How America has built a wall in just three months

RASHMEE ROSHAN LALL April 10, 2017

In just three months, Donald Trump has turned the US from a shiny, exciting destination of choice for tourists, highly skilled workers, college students and conference attendees, into a dark and forbidding place. Reuters

The high drama of last week’s missile strike on Syria temporarily takes the focus away from US president Donald Trump’s more insidious manoeuvre. Stealthily but surely, Mr Trump has been proceeding with his campaign promise to wall off America. He has not managed to start on the “big, beautiful” wall he envisages for America’s southern border with Mexico. But make no mistake, he has thrown up an invisible barrier between the United States and much of the world.

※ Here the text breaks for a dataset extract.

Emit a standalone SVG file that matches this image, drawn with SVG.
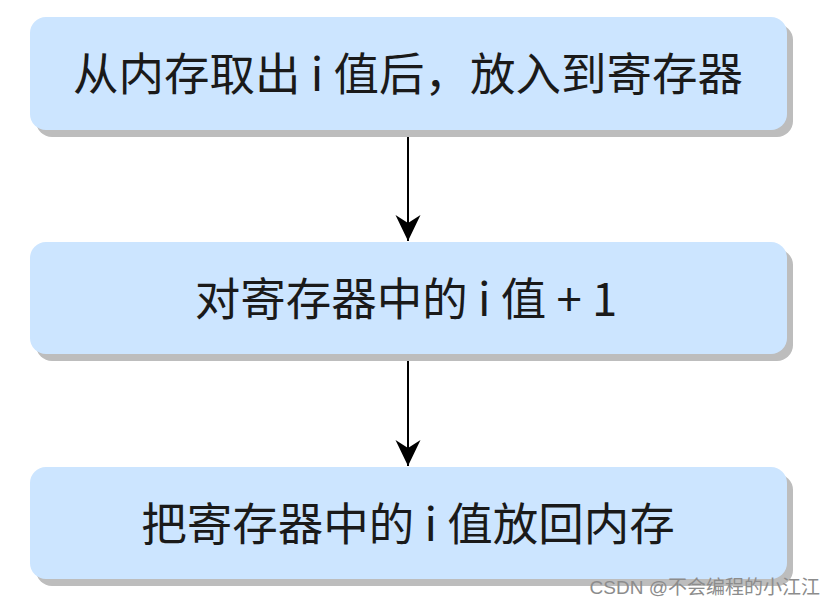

In just three months, Mr Trump has turned the US from a shiny, exciting destination of choice for tourists, highly skilled workers, college students and conference delegates, into a dark and forbidding place. Last month, Mr Trump’s secretary of state Rex Tillerson issued four separate memos to US embassies and consulates worldwide, urging them to identify “populations warranting increased scrutiny” among visa applicants. No definition was provided of the suspicious population sets. But, the Trump administration’s attempts to impose travel bans on mainly Muslim countries and to make it generally harder to travel in comfort from the Middle East and North Africa, suggests US consular officials will be encouraged to profile people on the basis of religion and country of origin. Certainly, this form of “extreme vetting” would make a US visa extremely difficult to procure.

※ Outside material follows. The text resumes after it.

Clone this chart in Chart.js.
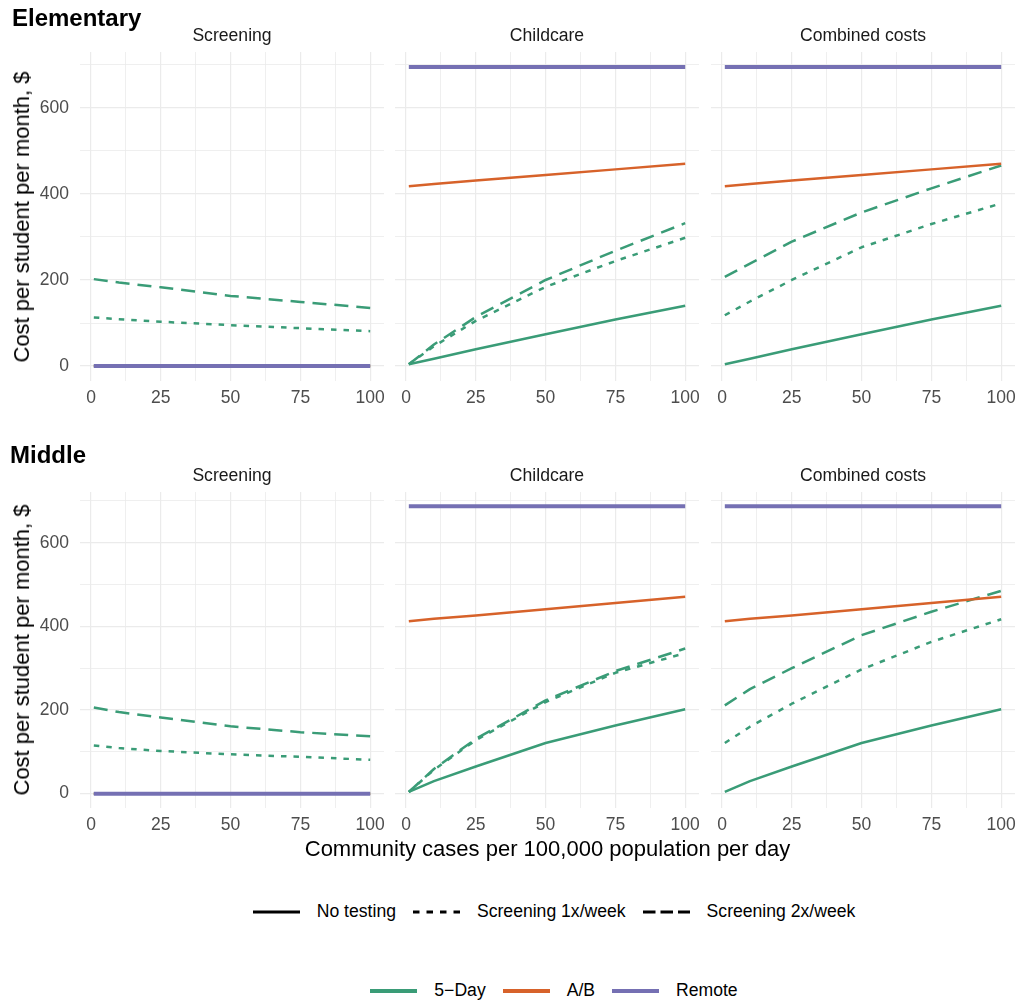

Perhaps it’s just as well that anecdotally fewer people now want to travel to the US to visit, work, study or present papers at seminars. According to the Global Business Travel Association, Mr Trump has cost the US travel industry $185 million (Dh675m) in lost revenue since his election. In late February, an internet travel search engine reported a 58 per cent decline in queries about flights from Britain to Tampa and Orlando. This is significant because Orlando, home to Disney World, is immensely popular with British holidaymakers and is usually high on the list of top 10 global destinations. The travel search engine also reported a 52 per cent decline in searches for Miami, 43 per cent for San Diego, 36 per cent for Las Vegas and 32 per cent for Los Angeles. Hotel prices were down by one-third in New York. The search engine’s findings confirmed those from another flight app, which said that US-bound flight searches had dropped 17 per cent since Mr Trump’s January 20 inauguration.

The so-called “Trump Slump” is also affecting college applications from foreign students. After years of high demand from overseas students, who pay full sticker price for tuition compared with Americans, Autumn 2017 application numbers are dropping. According to the American Association of College Registrars and Admissions Officers, four of 10 US colleges reported a decline, particularly in undergraduate applications from the Middle East.

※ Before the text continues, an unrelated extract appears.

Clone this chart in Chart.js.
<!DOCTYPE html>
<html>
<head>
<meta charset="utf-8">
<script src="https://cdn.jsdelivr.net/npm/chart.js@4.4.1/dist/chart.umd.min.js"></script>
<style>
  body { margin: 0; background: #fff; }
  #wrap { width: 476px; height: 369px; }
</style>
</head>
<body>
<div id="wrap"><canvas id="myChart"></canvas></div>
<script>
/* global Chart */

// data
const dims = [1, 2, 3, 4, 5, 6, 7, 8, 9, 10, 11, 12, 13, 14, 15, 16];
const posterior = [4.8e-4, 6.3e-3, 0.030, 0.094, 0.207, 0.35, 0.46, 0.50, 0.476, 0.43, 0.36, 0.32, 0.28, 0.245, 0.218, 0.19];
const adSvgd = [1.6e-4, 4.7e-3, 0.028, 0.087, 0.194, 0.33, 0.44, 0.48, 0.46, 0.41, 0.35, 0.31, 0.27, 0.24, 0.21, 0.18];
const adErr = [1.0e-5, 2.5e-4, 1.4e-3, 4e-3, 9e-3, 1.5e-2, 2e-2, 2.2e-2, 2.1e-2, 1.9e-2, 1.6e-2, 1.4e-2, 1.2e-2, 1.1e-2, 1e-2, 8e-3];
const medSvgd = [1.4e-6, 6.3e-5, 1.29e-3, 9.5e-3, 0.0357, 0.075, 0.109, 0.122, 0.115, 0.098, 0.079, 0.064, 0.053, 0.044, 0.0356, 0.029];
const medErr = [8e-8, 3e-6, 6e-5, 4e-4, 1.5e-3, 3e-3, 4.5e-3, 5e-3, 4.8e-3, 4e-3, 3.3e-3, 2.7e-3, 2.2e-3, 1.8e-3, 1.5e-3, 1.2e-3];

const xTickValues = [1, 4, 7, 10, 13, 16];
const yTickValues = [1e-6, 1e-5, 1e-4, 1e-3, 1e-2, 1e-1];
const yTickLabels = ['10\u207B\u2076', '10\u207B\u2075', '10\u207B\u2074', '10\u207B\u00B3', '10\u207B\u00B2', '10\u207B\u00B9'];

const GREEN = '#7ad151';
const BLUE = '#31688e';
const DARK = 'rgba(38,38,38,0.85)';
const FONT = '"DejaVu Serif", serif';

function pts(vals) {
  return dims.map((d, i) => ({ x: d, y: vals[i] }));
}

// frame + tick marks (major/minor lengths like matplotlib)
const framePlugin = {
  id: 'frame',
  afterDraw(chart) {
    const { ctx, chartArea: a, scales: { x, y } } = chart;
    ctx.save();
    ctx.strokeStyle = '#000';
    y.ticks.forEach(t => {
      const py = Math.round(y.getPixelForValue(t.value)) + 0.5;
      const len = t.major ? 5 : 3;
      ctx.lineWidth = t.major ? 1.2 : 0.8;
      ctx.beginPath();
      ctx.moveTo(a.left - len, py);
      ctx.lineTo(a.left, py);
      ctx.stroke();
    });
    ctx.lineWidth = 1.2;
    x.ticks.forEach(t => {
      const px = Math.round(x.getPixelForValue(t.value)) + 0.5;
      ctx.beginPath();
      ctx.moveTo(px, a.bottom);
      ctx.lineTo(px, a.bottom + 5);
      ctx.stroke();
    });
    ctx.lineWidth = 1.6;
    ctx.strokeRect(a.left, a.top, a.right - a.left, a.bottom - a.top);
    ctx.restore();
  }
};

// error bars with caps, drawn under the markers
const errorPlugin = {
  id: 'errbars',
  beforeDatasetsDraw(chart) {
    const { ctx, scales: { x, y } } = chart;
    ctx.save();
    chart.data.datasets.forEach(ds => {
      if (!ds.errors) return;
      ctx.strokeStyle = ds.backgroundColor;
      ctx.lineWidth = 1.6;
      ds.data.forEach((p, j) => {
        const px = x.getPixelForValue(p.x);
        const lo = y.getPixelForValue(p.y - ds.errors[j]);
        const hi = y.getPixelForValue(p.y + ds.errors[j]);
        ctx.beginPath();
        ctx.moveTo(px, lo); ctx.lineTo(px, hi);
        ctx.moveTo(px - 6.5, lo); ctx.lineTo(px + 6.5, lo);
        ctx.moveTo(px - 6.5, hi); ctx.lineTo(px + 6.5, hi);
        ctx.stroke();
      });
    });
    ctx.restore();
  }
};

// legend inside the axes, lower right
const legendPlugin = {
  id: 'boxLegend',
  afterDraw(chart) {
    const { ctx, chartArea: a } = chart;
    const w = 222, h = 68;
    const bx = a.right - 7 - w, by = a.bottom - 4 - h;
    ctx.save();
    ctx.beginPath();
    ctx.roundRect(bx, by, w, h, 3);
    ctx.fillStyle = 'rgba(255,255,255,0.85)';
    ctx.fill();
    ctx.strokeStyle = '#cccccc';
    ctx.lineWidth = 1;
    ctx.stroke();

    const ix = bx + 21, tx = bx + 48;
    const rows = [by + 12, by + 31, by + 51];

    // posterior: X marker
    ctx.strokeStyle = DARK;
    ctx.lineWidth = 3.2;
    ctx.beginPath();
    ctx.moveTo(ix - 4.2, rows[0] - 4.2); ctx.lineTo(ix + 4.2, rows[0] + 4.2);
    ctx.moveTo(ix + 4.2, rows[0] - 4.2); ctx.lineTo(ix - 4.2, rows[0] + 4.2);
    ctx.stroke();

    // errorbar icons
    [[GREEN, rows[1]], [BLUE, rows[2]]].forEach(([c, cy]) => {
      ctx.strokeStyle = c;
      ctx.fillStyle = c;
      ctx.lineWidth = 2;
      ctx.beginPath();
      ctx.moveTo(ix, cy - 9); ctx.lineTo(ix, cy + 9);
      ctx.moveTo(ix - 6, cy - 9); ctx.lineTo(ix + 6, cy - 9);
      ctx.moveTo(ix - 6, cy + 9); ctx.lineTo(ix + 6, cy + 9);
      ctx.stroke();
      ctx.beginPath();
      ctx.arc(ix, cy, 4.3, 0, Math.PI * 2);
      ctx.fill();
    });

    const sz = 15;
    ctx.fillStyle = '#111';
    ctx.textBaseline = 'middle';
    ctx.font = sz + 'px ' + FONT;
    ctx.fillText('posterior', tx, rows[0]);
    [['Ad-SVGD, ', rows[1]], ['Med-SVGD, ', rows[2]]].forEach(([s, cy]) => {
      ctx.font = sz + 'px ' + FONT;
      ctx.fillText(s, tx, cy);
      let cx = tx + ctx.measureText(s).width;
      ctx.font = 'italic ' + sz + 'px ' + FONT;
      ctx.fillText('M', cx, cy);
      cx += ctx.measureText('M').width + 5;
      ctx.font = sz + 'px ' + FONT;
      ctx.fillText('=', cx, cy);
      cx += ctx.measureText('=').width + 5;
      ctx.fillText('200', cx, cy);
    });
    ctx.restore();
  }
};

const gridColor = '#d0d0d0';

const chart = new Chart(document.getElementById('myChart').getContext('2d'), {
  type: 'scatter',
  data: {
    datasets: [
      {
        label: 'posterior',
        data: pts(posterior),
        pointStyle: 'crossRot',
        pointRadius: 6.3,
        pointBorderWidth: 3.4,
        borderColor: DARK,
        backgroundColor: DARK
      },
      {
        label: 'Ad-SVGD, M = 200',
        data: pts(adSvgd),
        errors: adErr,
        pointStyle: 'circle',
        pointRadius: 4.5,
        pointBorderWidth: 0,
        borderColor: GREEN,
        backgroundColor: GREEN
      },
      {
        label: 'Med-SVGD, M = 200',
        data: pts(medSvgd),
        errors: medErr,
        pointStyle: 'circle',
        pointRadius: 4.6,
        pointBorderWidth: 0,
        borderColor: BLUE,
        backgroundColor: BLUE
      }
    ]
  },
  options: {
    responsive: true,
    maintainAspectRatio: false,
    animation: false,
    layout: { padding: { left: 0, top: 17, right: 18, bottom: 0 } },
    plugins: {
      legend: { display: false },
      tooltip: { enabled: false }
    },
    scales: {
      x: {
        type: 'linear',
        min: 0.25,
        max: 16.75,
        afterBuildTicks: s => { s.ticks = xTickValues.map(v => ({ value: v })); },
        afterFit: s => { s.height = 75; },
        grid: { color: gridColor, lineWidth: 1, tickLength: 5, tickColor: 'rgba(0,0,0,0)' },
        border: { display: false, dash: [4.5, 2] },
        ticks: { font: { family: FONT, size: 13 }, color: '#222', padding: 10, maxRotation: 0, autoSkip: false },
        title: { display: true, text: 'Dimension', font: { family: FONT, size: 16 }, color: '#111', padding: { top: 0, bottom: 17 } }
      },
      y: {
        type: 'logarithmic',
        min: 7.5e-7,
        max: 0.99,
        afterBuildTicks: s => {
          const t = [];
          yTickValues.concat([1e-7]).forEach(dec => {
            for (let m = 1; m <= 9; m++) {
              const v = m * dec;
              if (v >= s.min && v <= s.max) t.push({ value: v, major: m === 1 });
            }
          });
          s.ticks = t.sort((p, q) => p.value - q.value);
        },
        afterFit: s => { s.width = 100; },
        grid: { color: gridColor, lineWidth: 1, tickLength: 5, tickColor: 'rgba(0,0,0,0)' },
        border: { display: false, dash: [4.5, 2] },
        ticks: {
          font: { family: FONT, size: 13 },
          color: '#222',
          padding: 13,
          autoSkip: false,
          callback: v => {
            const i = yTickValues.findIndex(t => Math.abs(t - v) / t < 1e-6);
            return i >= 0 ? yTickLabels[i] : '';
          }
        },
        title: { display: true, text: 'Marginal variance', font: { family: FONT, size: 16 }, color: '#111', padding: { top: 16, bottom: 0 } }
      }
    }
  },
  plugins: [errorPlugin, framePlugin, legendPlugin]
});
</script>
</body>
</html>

Based on the responses it received from more than 250 US institutions, the association noted that 39 and 31 per cent reported declines in undergraduate and graduate applications respectively from the Middle East. The context of this, it said, was rising “concern that the political discourse surrounding foreign nationals in the US leading up to the 2016 US presidential election could be damaging to international student recruitment efforts”.

All this indicates trepidation among foreigners that the US and its immigrant-bashing “America First” president would rather they stay away.

Even the niche business of US passport-procurement by the extremely wealthy is affected. Late last month, US law firm partner Reaz Jafri admitted to Forbes magazine that US citizenship is becoming less attractive because “coming to America has become a more difficult process and some of my clients are not as excited as before”.

Add to this a series of high-profile cases of detention and near-deportation by US immigration authorities. It happened to the prominent Egypt-born French historian Henry Rousso en route to a symposium in Texas. And to the Australian bestselling children’s author Mem Fox as she flew into Los Angeles on her way to a conference in Milwaukee.

The rash of bad publicity from such incidents would be the stuff of nightmares for tourism promotion boards anywhere. But especially perhaps for the US, which has benefited enormously from its worldwide image as a welcoming country full of happy high-fiving locals. To have Ms Fox, 70, admit her interaction with US agents reduced her to sobbing “like a baby” and that she “couldn’t imagine” ever returning to America is hugely negative.

Roger Dow of the US Travel Association implored Mr Trump to “tell the world that while we’re closed to terror, we’re open for business. Unbalanced communication is especially susceptible to being ‘lost in translation’.”

But there is little sign that the Trump administration is listening. April 4 marked the end of the bidding contest to build a prototype for Mr Trump’s “beautiful” wall. The requirements probably say a lot about Trump’s idea of America. “The north side of the wall [ie the US facing side] shall be aesthetically pleasing in colour.” In other words, only Americans need to find it pretty.